In a TED video I watched yesterday on the state of education, Sir Ken Robinson mentioned something pretty profound. He said most people are often “good at something they don’t really like doing.” His point being, that mom-ism, “If you do something you love, you’ll never have to work a day in your life.” His broader point was students today are broadcast to, not engaged, and that’s why education is in such a sorry state.
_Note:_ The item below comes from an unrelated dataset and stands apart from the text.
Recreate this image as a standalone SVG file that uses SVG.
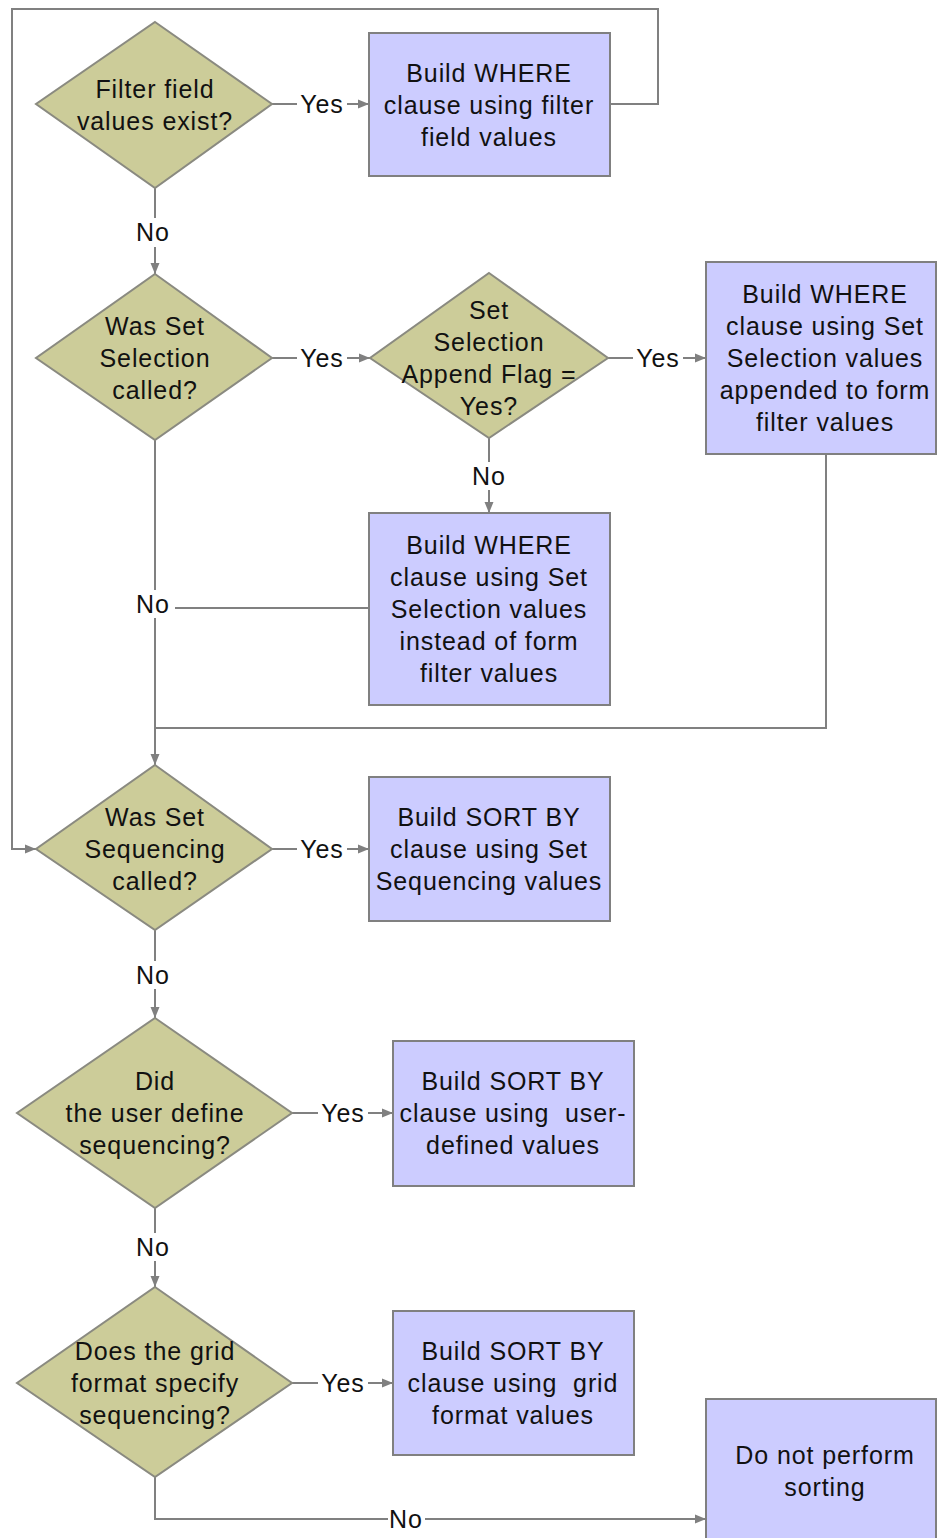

I was mowing the lawn last night and thinking about this as it relates to advertising and marketing. With media exploding into more and more, always-on devices (ding-a-ling, Good Will on the phone), and those devices containing advertising, the bombardment of selling is growing exponentially. Moreover, that selling is being done by more craft-less people, creating the advertising equivalent of fast food — poorly constructed and not good for you. (Ads by SEO kids, videos by moms.)
How to sell.
As a young ‘un in the ad business I drafted an article for Adweek that suggested people read ads to be: educated, entertained or to see something they’ve never seen before. I think this still applies. We are so inundated with selling messages today we shut down. Ingest too many antibiotics and you become immune. Hear the word “quality” too many times and you become similarly immune.
Our job as marketers is not to say the same things with new messaging devices, it’s to educate, entertain and present the artful unseen. (In the 70’s my dad Fred Poppe used to call this “engagement.”) Engagement starts with getting someone to let down their message defenses. My ramble. My peace! Happy 4th.